Путь до Томска был не прямой. Нужно было проплыть по Чулыму до его впадения в Обь, затем по Оби подняться до устья Томи и по ней уже добираться до Томска. В это время на реках Сибири был большой паводок. Реки сильно разлились, и все населённые пункты оказались в воде. Лишь одно Кривошеево да половина Колпашево остались не затопленными. Пароход подходил к затопленным домам и на крыши высаживал и брал новых пассажиров. Картина была впечатляющая.
На пароходе всё было интересно. Я облазил все углы, даже машинное отделение и рубку, расспрашивал обо всём команду. Мне нравились матросы. Это были крупные ребята. Они носили широченные брюки и очень резво вели загрузку парохода дровами. У них на спине ремнями была прикреплена так называемая горбуша, на которой и размещали груз, чтобы широкие ремни не так давили на тело. Горбушами перемещали и другие грузы. Мешки таскали по два куля сразу.
Когда договаривались о моей поездке на пароходе через Томск, мне предварительно было поставлено условие: я должен был окончить восьмой класс не ниже, чем на «четвёрки». Это условие я выполнил, и теперь по праву наслаждался путешествием. Большую часть времени я находился на палубе и смотрел на берега, мимо которых мы проплывали. Это в основном были низменные места, заболоченные. Нарымский край – край ссылок.
Когда плыли по Томи, стало больше появляться селений, промышленных посёлков, и вскоре все пассажиры вышли на палубу в ожидании встречи с городом Томском.
И вот на горизонте появились заводские трубы. Мы стали подходить к пристани. Ещё с парохода я увидел фигуру брата Васи. Вдвоём мы направились пешком в его общежитие на Солянку. В Томске я провёл пять дней и обегал, кажется, весь город до последнего дома. Он показался мне очень красивым.

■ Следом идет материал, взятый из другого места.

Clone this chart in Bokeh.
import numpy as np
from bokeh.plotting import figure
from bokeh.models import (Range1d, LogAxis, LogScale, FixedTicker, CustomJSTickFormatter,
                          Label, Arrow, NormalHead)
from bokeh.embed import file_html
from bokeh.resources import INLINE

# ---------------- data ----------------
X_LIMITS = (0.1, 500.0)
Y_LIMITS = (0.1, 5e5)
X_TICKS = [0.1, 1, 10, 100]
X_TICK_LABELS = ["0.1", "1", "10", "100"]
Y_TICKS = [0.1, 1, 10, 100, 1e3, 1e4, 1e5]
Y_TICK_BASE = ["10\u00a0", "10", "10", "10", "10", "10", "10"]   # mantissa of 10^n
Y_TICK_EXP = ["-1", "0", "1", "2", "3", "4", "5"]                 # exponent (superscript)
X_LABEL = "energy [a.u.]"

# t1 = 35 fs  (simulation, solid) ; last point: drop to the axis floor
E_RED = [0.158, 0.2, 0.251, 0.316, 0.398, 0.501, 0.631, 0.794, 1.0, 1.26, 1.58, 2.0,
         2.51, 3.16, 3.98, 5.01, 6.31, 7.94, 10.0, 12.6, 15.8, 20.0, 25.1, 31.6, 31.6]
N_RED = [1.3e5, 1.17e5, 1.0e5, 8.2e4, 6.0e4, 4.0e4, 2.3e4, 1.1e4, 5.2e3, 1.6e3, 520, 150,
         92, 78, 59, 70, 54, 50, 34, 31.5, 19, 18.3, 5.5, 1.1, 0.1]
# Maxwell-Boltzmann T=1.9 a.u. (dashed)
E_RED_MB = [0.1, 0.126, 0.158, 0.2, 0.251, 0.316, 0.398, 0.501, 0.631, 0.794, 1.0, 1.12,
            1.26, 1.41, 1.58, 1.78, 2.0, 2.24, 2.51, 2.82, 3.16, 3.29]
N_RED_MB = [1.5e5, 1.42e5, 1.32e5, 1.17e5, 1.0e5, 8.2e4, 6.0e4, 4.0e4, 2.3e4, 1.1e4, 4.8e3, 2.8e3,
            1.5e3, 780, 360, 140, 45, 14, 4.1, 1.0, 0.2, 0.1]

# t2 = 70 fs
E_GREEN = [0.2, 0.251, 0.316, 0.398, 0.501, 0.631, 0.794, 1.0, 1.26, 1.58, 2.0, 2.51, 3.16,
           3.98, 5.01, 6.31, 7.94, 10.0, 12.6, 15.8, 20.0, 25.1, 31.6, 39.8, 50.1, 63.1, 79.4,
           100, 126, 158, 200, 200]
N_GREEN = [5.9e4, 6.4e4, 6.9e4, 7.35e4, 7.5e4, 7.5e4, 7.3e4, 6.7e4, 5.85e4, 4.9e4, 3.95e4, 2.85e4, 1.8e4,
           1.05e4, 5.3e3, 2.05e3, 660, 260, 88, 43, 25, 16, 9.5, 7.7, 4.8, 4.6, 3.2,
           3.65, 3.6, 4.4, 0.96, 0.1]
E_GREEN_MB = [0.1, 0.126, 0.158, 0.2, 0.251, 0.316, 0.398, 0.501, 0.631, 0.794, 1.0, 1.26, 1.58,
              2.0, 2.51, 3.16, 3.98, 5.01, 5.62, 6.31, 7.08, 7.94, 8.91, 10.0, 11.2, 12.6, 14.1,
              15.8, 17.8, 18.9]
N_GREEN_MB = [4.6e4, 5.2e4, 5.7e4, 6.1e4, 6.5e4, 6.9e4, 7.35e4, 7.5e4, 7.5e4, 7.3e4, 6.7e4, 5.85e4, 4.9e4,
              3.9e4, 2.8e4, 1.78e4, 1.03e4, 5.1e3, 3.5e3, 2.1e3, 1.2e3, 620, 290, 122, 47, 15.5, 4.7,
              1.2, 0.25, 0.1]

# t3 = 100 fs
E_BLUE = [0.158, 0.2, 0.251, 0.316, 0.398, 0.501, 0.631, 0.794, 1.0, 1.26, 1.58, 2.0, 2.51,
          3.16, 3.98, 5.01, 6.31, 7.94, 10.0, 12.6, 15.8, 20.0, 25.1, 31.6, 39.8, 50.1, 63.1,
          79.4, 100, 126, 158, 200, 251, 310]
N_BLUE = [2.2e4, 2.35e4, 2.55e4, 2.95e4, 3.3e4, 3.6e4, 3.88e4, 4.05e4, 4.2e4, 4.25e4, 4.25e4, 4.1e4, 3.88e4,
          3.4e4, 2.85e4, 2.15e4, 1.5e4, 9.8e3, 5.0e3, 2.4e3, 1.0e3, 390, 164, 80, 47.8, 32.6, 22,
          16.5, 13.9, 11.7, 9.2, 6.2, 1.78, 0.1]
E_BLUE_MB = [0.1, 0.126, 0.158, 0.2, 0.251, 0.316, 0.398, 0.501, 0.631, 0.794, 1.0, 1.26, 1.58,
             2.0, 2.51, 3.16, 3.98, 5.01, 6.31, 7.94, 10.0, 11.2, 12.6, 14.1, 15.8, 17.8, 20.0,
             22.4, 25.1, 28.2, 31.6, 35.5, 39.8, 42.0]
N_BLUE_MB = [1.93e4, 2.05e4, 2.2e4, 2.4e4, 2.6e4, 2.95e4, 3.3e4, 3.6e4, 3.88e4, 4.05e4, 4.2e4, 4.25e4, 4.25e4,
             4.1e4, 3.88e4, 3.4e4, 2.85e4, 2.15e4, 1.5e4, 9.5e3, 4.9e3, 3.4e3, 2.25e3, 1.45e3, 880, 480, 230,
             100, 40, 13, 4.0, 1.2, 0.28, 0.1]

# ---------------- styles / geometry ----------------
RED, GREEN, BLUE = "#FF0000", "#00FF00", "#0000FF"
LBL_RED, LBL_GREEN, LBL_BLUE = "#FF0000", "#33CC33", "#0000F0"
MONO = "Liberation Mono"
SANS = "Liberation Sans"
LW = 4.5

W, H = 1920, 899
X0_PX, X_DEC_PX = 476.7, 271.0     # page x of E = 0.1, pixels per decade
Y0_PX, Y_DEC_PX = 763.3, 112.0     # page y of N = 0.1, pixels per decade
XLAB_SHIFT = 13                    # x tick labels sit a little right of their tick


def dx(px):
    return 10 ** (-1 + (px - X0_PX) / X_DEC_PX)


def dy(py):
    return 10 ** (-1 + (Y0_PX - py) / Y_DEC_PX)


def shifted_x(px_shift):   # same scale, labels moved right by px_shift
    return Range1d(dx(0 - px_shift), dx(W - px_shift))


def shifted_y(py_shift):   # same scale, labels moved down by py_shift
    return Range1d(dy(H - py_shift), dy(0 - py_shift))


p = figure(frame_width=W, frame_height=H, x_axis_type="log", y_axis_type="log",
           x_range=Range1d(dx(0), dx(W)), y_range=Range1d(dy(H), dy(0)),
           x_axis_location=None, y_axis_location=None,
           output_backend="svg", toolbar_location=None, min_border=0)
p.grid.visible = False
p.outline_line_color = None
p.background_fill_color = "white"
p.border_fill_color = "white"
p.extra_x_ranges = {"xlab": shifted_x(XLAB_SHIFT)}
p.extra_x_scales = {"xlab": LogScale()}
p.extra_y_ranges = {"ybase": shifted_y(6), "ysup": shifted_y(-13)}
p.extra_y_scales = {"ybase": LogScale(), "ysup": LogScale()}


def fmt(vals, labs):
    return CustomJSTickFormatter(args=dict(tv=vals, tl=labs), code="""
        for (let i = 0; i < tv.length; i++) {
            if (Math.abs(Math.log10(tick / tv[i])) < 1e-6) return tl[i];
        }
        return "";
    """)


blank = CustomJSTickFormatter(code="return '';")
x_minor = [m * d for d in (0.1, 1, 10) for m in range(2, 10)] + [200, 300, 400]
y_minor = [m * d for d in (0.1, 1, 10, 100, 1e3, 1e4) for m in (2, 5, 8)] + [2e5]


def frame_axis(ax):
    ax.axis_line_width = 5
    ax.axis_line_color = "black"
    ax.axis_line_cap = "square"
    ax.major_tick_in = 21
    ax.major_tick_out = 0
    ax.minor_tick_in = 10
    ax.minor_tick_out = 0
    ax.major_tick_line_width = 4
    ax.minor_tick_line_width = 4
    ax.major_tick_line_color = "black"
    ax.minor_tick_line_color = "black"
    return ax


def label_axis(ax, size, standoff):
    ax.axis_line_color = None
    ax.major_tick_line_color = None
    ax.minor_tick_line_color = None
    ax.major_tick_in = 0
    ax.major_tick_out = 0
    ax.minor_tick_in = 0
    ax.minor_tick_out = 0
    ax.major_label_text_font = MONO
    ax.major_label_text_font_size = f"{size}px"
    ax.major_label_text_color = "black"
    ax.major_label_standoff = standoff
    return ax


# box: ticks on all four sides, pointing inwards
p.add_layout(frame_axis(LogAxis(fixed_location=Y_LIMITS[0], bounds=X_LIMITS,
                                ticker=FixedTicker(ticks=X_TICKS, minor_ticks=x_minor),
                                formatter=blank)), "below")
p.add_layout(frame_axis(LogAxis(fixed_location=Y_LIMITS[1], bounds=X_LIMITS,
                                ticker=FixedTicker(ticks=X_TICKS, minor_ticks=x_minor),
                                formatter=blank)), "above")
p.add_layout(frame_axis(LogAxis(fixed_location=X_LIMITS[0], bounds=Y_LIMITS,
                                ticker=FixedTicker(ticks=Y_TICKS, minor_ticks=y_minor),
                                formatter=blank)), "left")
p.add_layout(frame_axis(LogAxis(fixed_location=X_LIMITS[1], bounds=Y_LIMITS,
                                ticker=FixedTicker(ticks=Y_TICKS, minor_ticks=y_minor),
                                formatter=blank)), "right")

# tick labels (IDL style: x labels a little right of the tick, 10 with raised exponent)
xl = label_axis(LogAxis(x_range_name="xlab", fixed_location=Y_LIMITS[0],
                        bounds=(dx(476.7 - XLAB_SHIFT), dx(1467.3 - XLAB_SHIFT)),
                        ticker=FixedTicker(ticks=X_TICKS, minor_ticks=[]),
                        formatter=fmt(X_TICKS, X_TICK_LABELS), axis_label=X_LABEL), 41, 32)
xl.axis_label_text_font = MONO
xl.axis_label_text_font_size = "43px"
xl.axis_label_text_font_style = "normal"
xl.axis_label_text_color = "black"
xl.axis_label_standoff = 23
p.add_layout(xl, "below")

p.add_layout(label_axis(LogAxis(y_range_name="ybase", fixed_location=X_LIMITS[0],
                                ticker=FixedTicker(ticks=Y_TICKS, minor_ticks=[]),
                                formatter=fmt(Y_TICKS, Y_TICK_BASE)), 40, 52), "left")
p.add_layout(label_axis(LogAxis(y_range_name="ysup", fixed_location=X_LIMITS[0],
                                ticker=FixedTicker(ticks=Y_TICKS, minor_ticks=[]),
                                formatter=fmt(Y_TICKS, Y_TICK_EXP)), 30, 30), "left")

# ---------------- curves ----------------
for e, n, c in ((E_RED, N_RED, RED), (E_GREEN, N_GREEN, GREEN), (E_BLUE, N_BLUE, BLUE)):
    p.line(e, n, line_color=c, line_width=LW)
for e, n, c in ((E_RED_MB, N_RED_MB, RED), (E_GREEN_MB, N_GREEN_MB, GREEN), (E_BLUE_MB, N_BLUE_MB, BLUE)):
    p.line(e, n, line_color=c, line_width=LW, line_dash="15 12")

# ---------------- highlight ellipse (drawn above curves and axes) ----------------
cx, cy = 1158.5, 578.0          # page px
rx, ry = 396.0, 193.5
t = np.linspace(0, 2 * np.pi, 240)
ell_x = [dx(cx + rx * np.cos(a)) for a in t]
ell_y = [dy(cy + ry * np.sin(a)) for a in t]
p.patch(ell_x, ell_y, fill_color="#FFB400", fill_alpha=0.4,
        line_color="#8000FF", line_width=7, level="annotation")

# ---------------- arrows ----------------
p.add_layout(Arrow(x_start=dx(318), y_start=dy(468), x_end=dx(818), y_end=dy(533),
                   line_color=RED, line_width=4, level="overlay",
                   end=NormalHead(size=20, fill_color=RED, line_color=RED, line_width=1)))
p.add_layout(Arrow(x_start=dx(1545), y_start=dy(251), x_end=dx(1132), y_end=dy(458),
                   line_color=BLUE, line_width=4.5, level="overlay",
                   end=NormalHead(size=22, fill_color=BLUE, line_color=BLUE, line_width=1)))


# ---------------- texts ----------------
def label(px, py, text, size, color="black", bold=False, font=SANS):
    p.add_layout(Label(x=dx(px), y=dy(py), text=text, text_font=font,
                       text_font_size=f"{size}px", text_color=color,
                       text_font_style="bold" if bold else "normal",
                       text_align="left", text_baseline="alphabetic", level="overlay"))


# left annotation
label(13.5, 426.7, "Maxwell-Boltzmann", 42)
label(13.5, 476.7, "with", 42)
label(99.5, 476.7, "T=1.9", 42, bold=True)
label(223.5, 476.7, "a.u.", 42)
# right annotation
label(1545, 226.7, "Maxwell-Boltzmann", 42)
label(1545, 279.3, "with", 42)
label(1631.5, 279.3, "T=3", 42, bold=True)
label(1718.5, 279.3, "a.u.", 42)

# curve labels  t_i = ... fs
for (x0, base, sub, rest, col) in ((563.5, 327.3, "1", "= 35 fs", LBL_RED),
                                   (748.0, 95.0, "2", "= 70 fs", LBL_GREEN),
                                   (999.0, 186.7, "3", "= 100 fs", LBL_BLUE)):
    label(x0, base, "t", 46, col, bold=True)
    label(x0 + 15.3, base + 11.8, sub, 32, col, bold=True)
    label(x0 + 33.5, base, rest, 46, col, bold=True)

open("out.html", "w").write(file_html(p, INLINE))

Мне нравилось всё. Я толкался у киосков, где продавали лимонад, и много раз прикладывался к шипучей воде с ложечкой сиропа в стакане. Лимонад мне тоже понравился. В первое время я здоровался со всеми, кто на меня посмотрит, и очень огорчился, когда одна дама со мной не поздоровалась. Рассказал об этом случае студентам, и все смеялись надо мной, тёмным туземцем. Мне объяснили, что в городе здороваются только со знакомыми: «Это тебе не деревня!»
На другой день, не откладывая, мы пошли с Васей в цирк. Осуществилась моя давнишняя мечта. Выступали клоуны, гимнасты, дрессировщики с животными. Но самым захватывающим зрелищем для меня стала вольная борьба. Мы сидели, конечно, на галёрке, но и оттуда можно было рассмотреть схватки знаменитых тогда в стране и в мире борцов. Я даже запомнил на всю жизнь некоторых из них: Басманова, Хаджи Мурата. Эффектное зрелище!
Но все ждали выступления абсолютного чемпиона СССР и мира Ивана Поддубного. Его встретили стоя аплодисментами. Он прошёлся по кругу, поработал мышцами, покрасовался. А уж потом вышел его противник. Им оказался Басманов, молодой, красивый парень атлетического телосложения, почти на голову выше Поддубного.